The minor key transforms what would otherwise be an uptempo R&B celebration into dejected resolution, albeit with an atypically assertive action plan to get up early in the morning to find a new lover. (Although I would think, and this is just based on historical data, he’d have a better chance if he sleeps until noon and finds another lover at night. Perhaps he believes a lover with a more standard working schedule would be more fidelitous, though I think they would be too preoccupied.)

Examples of minor-key songs that make you want to claw your eyes out include the morgue-tastic standard “St. James Infimary,” the crispy divorce lament “Don’t Smoke in Bed,” and Big Star’s chuck-it-all-in crypt-kicker “Holocaust.” From each of these songs’ sealed fates there is no deliverance, no hope of last-second redemption. Not only do you not pass Go, not only do you not get $200, but you also get your knees capped and must live off Park Place dumpsters.

Back in that major chord dissertation, I shoehorned a comic ending (a bit clumsily, but I was under pressure to ship) to illustrate that the irresponsible gladness of major chords could not always be trusted. This won’t happen in this discussion because minor chords almost always mean what they say. They represent established truths, some that are unpleasant, and others that simply temper a bull market. While you could manipulate a major chord (and vice versa) into meaning something devious and subversive, minor chords aren’t so psychologically malleable. Parody and Randy Newman notwithstanding, you don’t hear too many ironic songs in minor keys.

As off-brand as it feels to inject empiricism into this internet bag of feel-juice, I’m gonna have to bring up a research study to drive this stampede home. Of course it’s German.

Husband-and-wife team Daniela and Bernd Willimek developed something called die Strebetendenz-Theorie, or “The Theory of Musical Equilibration.” The study cites Swiss music theorist Gustav Güldenstein as describing the major chords as “corresponding to a feeling of a sober-minded contentment with the present moment.” Meaning everything’s fine, stop worrying, don’t rock the boat, coronavirus will go away like a miracle, end of  press conference. But the study’s description of the message a minor chord offers truly surprised me—it wasn’t strictly “everything’s horrible,” but something else:

“In a major tonic, we identified with a desire for the chord not to change, but in the minor key, that sense of will now appears clouded, suppressed. The feeling of contentment is clouded by a feeling of discontentment. The experience of listening to a minor chord can be compared to the message conveyed when someone says, ‘No more.’ If someone were to say these words slowly and quietly, they would create the impression of being sad, whereas if they were to scream it quickly and loudly, they would come across as furious.”

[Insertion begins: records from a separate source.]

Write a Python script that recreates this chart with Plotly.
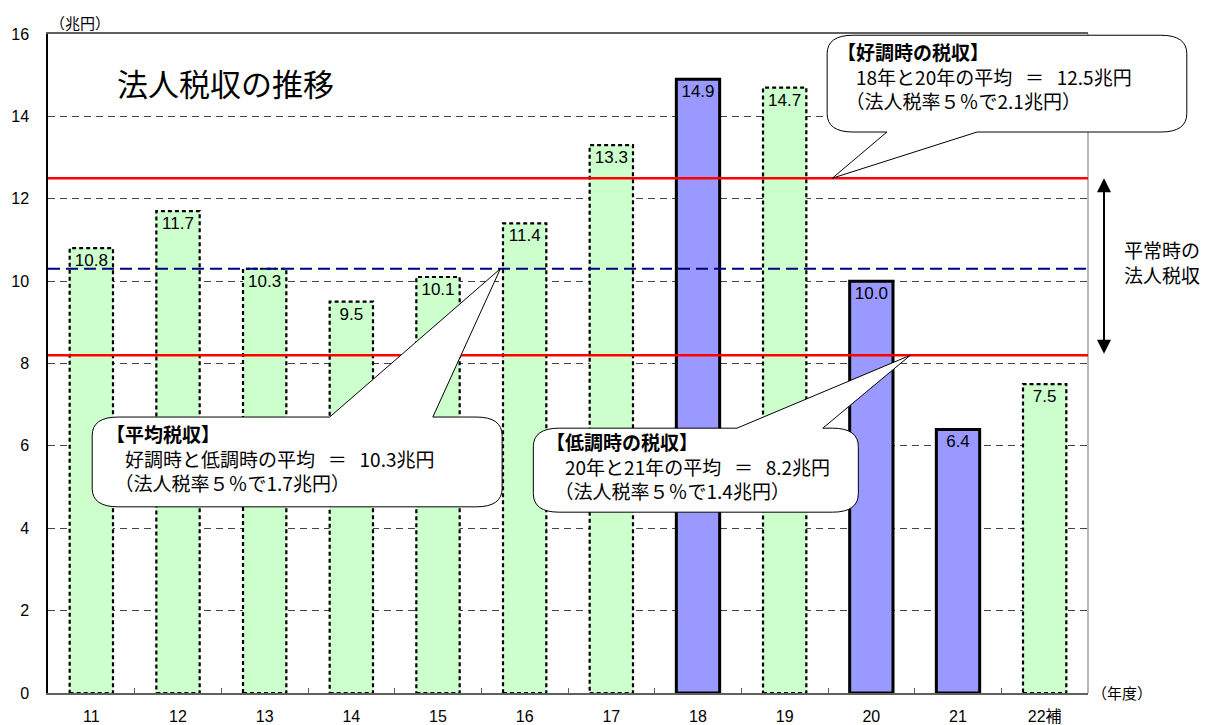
import plotly.graph_objects as go

# 法人税収（兆円）の年度別推移
years = ["11", "12", "13", "14", "15", "16", "17", "18", "19", "20", "21", "22補"]
tax_revenue = [10.8, 11.7, 10.3, 9.5, 10.1, 11.4, 13.3, 14.9, 14.7, 10.0, 6.4, 7.5]
# 好調時・低調時として扱う年度（青い棒）
cycle_years = ["18", "20", "21"]

# 参考線の値
high_avg = 12.5   # 18年と20年の平均
mid_avg = 10.3    # 好調時と低調時の平均
low_avg = 8.2     # 20年と21年の平均
high_rate5 = 2.1
mid_rate5 = 1.7
low_rate5 = 1.4

Y_TICKS = list(range(0, 17, 2))
Y_MAX = 16
N_CAT = len(years)
BAR_W = 0.5

JP = "Noto Sans CJK JP"
NUM = "Liberation Sans, Noto Sans CJK JP"

GREEN = "#CCFFCC"
BLUE = "#9999FF"

colors = [BLUE if y in cycle_years else GREEN for y in years]
edge_w = [3 if y in cycle_years else 0 for y in years]

fig = go.Figure()
fig.add_trace(go.Bar(
    x=years, y=tax_revenue, width=BAR_W,
    marker=dict(color=colors, line=dict(color="black", width=edge_w)),
    texttemplate="%{y:.1f}", textposition="inside", insidetextanchor="end",
    insidetextfont=dict(family=NUM, size=17, color="black"),
    textangle=0, constraintext="none", cliponaxis=False, hoverinfo="skip",
))


def px_(c):
    """category position -> paper x"""
    return (c + 0.5) / N_CAT


def py_(v):
    """value -> paper y"""
    return v / Y_MAX


shapes = []

# 緑の棒は点線の枠
for i, (yr, v) in enumerate(zip(years, tax_revenue)):
    if yr not in cycle_years:
        shapes.append(dict(type="rect", xref="x", yref="y",
                           x0=i - BAR_W / 2, x1=i + BAR_W / 2, y0=0, y1=v,
                           line=dict(color="black", width=2.2, dash="4px,3px"),
                           layer="above"))

# 右側の枠線
shapes.append(dict(type="line", xref="paper", yref="paper", x0=1, x1=1, y0=0, y1=1,
                   line=dict(color="#a0a0a0", width=1.5)))

# 好調時・低調時・平均の水平線
for val, col, dash, w in [(high_avg, "#FF0000", "solid", 2.5),
                          (low_avg, "#FF0000", "solid", 2.5),
                          (mid_avg, "#000080", "12px,6px", 2)]:
    shapes.append(dict(type="line", xref="paper", yref="y", x0=0, x1=1, y0=val, y1=val,
                       line=dict(color=col, width=w, dash=dash)))


def bubble(L, R, T, B, side, b1, b2, tip, rx=0.3, ry=0.45):
    """吹き出しの輪郭（角丸＋くちばし）を paper 座標のパスで返す"""
    X = px_
    Y = py_
    tx, ty = tip
    p = [f"M{X(L + rx)},{Y(T)}"]
    if side == "top":
        p += [f"L{X(b1)},{Y(T)}", f"L{X(tx)},{Y(ty)}", f"L{X(b2)},{Y(T)}"]
    p += [f"L{X(R - rx)},{Y(T)}",
          f"Q{X(R)},{Y(T)} {X(R)},{Y(T - ry)}",
          f"L{X(R)},{Y(B + ry)}",
          f"Q{X(R)},{Y(B)} {X(R - rx)},{Y(B)}"]
    if side == "bottom":
        p += [f"L{X(b2)},{Y(B)}", f"L{X(tx)},{Y(ty)}", f"L{X(b1)},{Y(B)}"]
    p += [f"L{X(L + rx)},{Y(B)}",
          f"Q{X(L)},{Y(B)} {X(L)},{Y(B + ry)}",
          f"L{X(L)},{Y(T - ry)}",
          f"Q{X(L)},{Y(T)} {X(L + rx)},{Y(T)}", "Z"]
    return dict(type="path", xref="paper", yref="paper", path=" ".join(p),
                fillcolor="white", line=dict(color="black", width=1), layer="above")


shapes.append(bubble(8.49, 12.64, 15.97, 13.62, "bottom", 9.18, 10.22, (8.55, high_avg)))
shapes.append(bubble(0.01, 4.74, 6.70, 4.52, "top", 2.75, 3.94, (4.72, mid_avg)))
shapes.append(bubble(5.10, 8.85, 6.43, 4.39, "top", 7.45, 8.44, (9.45, low_avg)))

ann = []


def label(text, c, v, size=19, anchor="left"):
    ann.append(dict(text=text, xref="paper", yref="paper", x=px_(c), y=py_(v),
                    xanchor=anchor, yanchor="middle", align=anchor, showarrow=False,
                    font=dict(family=JP, size=size, color="black")))


GAP = "&nbsp;" * 3


def callout_text(title, line1, line2):
    return (f"<b>{title}</b><br>　{line1}<br>&nbsp;&nbsp;{line2}")


# 吹き出しの文字
label(callout_text("【好調時の税収】",
                   f"18年と20年の平均{GAP}＝{GAP}{high_avg}兆円",
                   f"（法人税率５％で{high_rate5}兆円）"), 8.58, 14.99)
label(callout_text("【平均税収】",
                   f"好調時と低調時の平均{GAP}＝{GAP}{mid_avg}兆円",
                   f"（法人税率５％で{mid_rate5}兆円）"), 0.146, 5.71)
label(callout_text("【低調時の税収】",
                   f"20年と21年の平均{GAP}＝{GAP}{low_avg}兆円",
                   f"（法人税率５％で{low_rate5}兆円）"), 5.22, 5.51)

# 平常時の幅を示す両矢印
ann.append(dict(text="", xref="paper", yref="y", x=1.0154, y=high_avg,
                axref="pixel", ayref="y", ax=0, ay=low_avg,
                showarrow=True, arrowside="end+start", arrowhead=2, startarrowhead=2,
                arrowsize=1.4, startarrowsize=1.4, arrowwidth=2, arrowcolor="black",
                standoff=0, startstandoff=0))
label("平常時の<br>法人税収", 12.35, 10.46, size=19, anchor="center")

# 表題と単位
ann.append(dict(text="法人税収の推移", xref="paper", yref="paper", x=0.0644, y=0.927,
                xanchor="left", yanchor="middle", showarrow=False,
                font=dict(family=JP, size=31, color="black")))
ann.append(dict(text="（兆円）", xref="paper", yref="paper", x=0.031, y=1.018,
                xanchor="center", yanchor="middle", showarrow=False,
                font=dict(family=JP, size=15, color="black")))
ann.append(dict(text="（年度）", xref="paper", yref="paper", x=1.002, y=0.0015,
                xanchor="left", yanchor="middle", showarrow=False,
                font=dict(family=JP, size=15, color="black")))

fig.update_layout(
    width=1205, height=725,
    margin=dict(l=48, r=117, t=34, b=32),
    plot_bgcolor="white", paper_bgcolor="white",
    showlegend=False, bargap=0.5,
    shapes=shapes, annotations=ann,
    xaxis=dict(type="category", range=[-0.5, N_CAT - 0.5], automargin=False,
               tickson="boundaries", ticks="inside", ticklen=5, tickcolor="#606060",
               showline=True, linecolor="#606060", linewidth=2, mirror=True,
               showgrid=False, ticklabelstandoff=8,
               tickfont=dict(family=NUM, size=16, color="black")),
    yaxis=dict(range=[0, Y_MAX], tickvals=Y_TICKS, ticks="", automargin=False,
               showline=True, linecolor="black", linewidth=1.5,
               showgrid=True, gridcolor="#444444", gridwidth=1, griddash="7px,5px",
               zeroline=False, ticklabelstandoff=14,
               tickfont=dict(family=NUM, size=16, color="black")),
)

fig.write_html("out.html")
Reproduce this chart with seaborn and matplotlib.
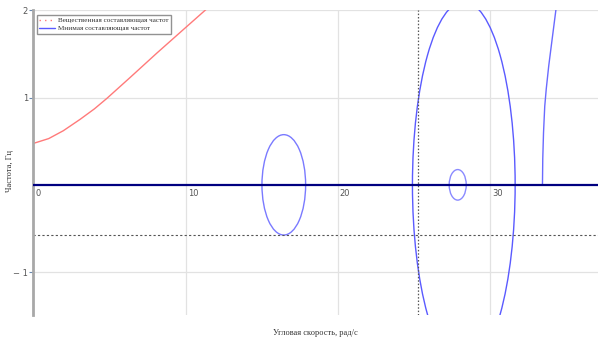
import matplotlib
matplotlib.use("Agg")
import matplotlib.pyplot as plt
import matplotlib.transforms as mtransforms
from matplotlib.patches import Ellipse
from matplotlib.lines import Line2D
import seaborn as sns
import pandas as pd

sns.set_theme(style="white")
plt.rcParams["font.family"] = ["Liberation Serif", "DejaVu Serif"]

# Real part of the frequency vs angular speed
real_speed = [0.0, 1.0, 1.96, 3.06, 4.0, 4.82, 6.35, 8.11, 9.92, 11.28, 11.6]
real_freq = [0.475, 0.53, 0.62, 0.75, 0.87, 0.99, 1.23, 1.51, 1.79, 2.0, 2.05]

# Imaginary part: closed loops (centre speed, centre freq, width, height)
loop_cx = [16.45, 27.88, 28.28]
loop_cy = [0.0, 0.0, 0.0]
loop_w = [2.87, 1.12, 6.75]
loop_h = [1.15, 0.35, 4.2]
loop_color = ["#7a7aff", "#8a8aff", "#5a5aff"]

# Imaginary part: branch leaving the axis on the right
branch_speed = [33.45, 33.47, 33.52, 33.60, 33.70, 33.86, 34.05, 34.33, 34.4]
branch_freq = [0.0, 0.3, 0.6, 0.9, 1.1, 1.36, 1.62, 2.0, 2.08]

# Reference markers
crit_speed = 25.25
crit_freq = -0.575

x_ticks = [0, 10, 20, 30]
y_ticks = [-1, 1, 2]
y_ticklabels = ["\u2212 1", "1", "2"]

fig = plt.figure(figsize=(5.98, 3.43), dpi=100)
ax = fig.add_axes([0.056, 0.082, 0.944, 0.888])

ax.set_xlim(0, 37.1)
ax.set_ylim(-1.49, 2.0)

real_df = pd.DataFrame({"speed": real_speed, "freq": real_freq})
branch_df = pd.DataFrame({"speed": branch_speed, "freq": branch_freq})

ax.grid(True, color="#e2e2e2", linewidth=0.9)
ax.set_axisbelow(True)

sns.lineplot(data=real_df, x="speed", y="freq", ax=ax, color="#ff7a7a",
             linewidth=1.0, sort=False, estimator=None)
for cx, cy, w, h, c in zip(loop_cx, loop_cy, loop_w, loop_h, loop_color):
    ax.add_patch(Ellipse((cx, cy), w, h, fill=False, edgecolor=c, linewidth=1.0))
sns.lineplot(data=branch_df, x="speed", y="freq", ax=ax, color="#6a6aff",
             linewidth=1.0, sort=False, estimator=None)

ax.axhline(0, color="#000080", linewidth=1.6, zorder=3)
ax.axvline(crit_speed, color="#555555", linestyle=(0, (1.2, 1.5)), linewidth=0.9)
ax.axhline(crit_freq, color="#555555", linestyle=(0, (2, 2)), linewidth=0.8)

for side in ["top", "right"]:
    ax.spines[side].set_visible(False)
ax.spines["left"].set_color("#a8a8a8")
ax.spines["left"].set_linewidth(2.0)
ax.spines["bottom"].set_position(("data", 0))
ax.spines["bottom"].set_visible(False)

ax.set_xticks(x_ticks)
ax.set_xticklabels([str(v) for v in x_ticks], ha="left", fontsize=6,
                   color="#555555", family="DejaVu Sans")
ax.tick_params(axis="x", length=0, pad=3)
offset = mtransforms.ScaledTranslation(2 / 100, 0, fig.dpi_scale_trans)
for lbl in ax.get_xticklabels():
    lbl.set_transform(lbl.get_transform() + offset)

ax.set_yticks(y_ticks)
ax.set_yticklabels(y_ticklabels, fontsize=6, color="#555555", family="DejaVu Sans")
ax.tick_params(axis="y", length=3, width=0.8, color="#6a8ab0", pad=1, left=True)

ax.set_xlabel("")
ax.set_ylabel("")
fig.text(0.528, 0.017, "Угловая скорость, рад/с", fontsize=6, color="#333333",
         ha="center", va="bottom")
fig.text(0.017, 0.50, "Частота, Гц", fontsize=6, color="#333333",
         ha="center", va="center", rotation=90)

handles = [
    Line2D([], [], color="#ff7a7a", linestyle=(0, (1, 3)), linewidth=1.0),
    Line2D([], [], color="#5a5aff", linewidth=1.0),
]
leg = ax.legend(handles, ["Вещественная составляющая частот",
                          "Мнимая составляющая частот"],
                loc="upper left", bbox_to_anchor=(0.003, 0.99), fontsize=5.1,
                frameon=True, fancybox=False, handlelength=2.2, handletextpad=0.5,
                borderpad=0.35, labelspacing=0.3, borderaxespad=0.2)
leg.get_frame().set_edgecolor("#777777")
leg.get_frame().set_linewidth(1.0)
for t in leg.get_texts():
    t.set_color("#333333")

fig.savefig("out.png", dpi=100)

This statement surprised me for a couple of reasons. Number One, it more or less says I was right in those first few paragraphs. I’m not used to my anodyne musings being confirmed by German scientists. I’m pretty giddy about that. Someone tell The Atlantic I’m available.

Secondly, the “no more” message of the minor chord, vis-à-vis the “life’s great” connotation of the major, struck me as unusually poignant: It’s a protest. It’s a desire for an adverse condition to stop happening. When played slowly, it’s a lamentation that borders on self-immolation—“stop this pain.” When played quickly, it’s an enraged outburst—“stop this pain, or I’ll set this Park Place dumpster on fire.” But it all relates to the disruption of the satisfied stasis of the major chord which, I’ll remind you, I told you not to trust in the first place.

So in the interplay of music, minor chords are comedowns. When they’re the theme of a piece, life is a bitch. When they serve as transitions between major chords, they interpolate anxiety based on reason. When they’re used in Gilbert & Sullivan pieces, a naval officer is having a drunken nightmare.

The basic triad chords now covered, we’ll next discuss the smutty but profitable contrivances of seventh chords. I have lobster bibs on back order.